Question

The short version: I'm developing a synth app and using Opensl with low latency. I was doing all the audio calculation in the Opensl callback funktion (I know I should not but I did anyway). Now the calculations take about 75% cpu time on my nexus 4, so the next step is to do all the calculations in multiple threads instead.

The problem I ran into was that the audio started to stutter since the callback thread obviously run on a high priority while my new thread doesn't. If I use more/bigger buffers the problem goes away but so does the realtime too. Setting higher priority on the new thread don't seem to work. So, is there even possible to do threaded low latency audio or do I have to do everything in the callback for it to work?

I have a buffer of 256 samples and that's about 5ms and that should be ages for the thread- scheduler-thingie to run my calc thread.

Was it helpful?

Solution

I think the fundamental problem lies in the performance of your synth-engine. A decent channel count with a Cortex-A8 or -A9 CPU is achievable with a single core. What language have you implemented it in? If it happens to be Java, I recommend porting it to C++.

Using multiple threads for synthesis is certainly possible, but brings with it new problems - namely that each thread must synchronise before the generated audio can be mixed.

Unless you take an additional latency hit that would come from running the synthesis threads asynchronously, the likely set-up is that in your render call-back you'd signal the additional synthesis threads and then wait for them to complete before mixing the audio from all of them together.

(an obvious optimisation is that the render call-back runs some of the processing itself as it's already running on the CPU and would otherwise be doing nothing).

Herein lies the problem. Unless you can be certain that your synth render threads run with real-time priority, you can potentially take a scheduling hit each time the render callback runs, and potentially another if you block the callback thread waiting for the synth render threads to catch up.

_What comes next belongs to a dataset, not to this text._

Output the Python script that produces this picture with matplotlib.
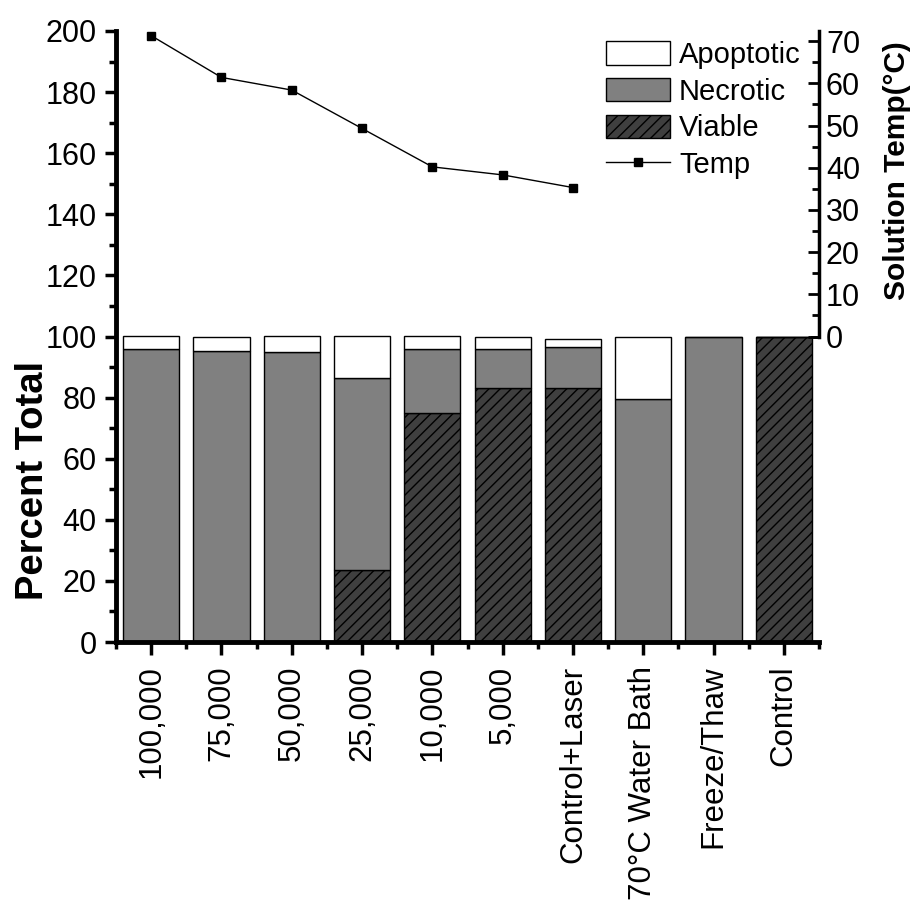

Last time I looked at audio on Android, Bionic was deficient of a means of setting real-time thread priority (e.g. SCHED_FIFO). In any case, whether this is even allowed is matter of operating system policy: on a desktop Linux system you either need to be root or have adjusted the appropriate ulimit (as root) - I'm not sure what Android does here, but I very much suspect that downloaded apps aren't by default given this permission. Nor the other useful permission which is to mlock() the code and its likely stack needs into physical memory.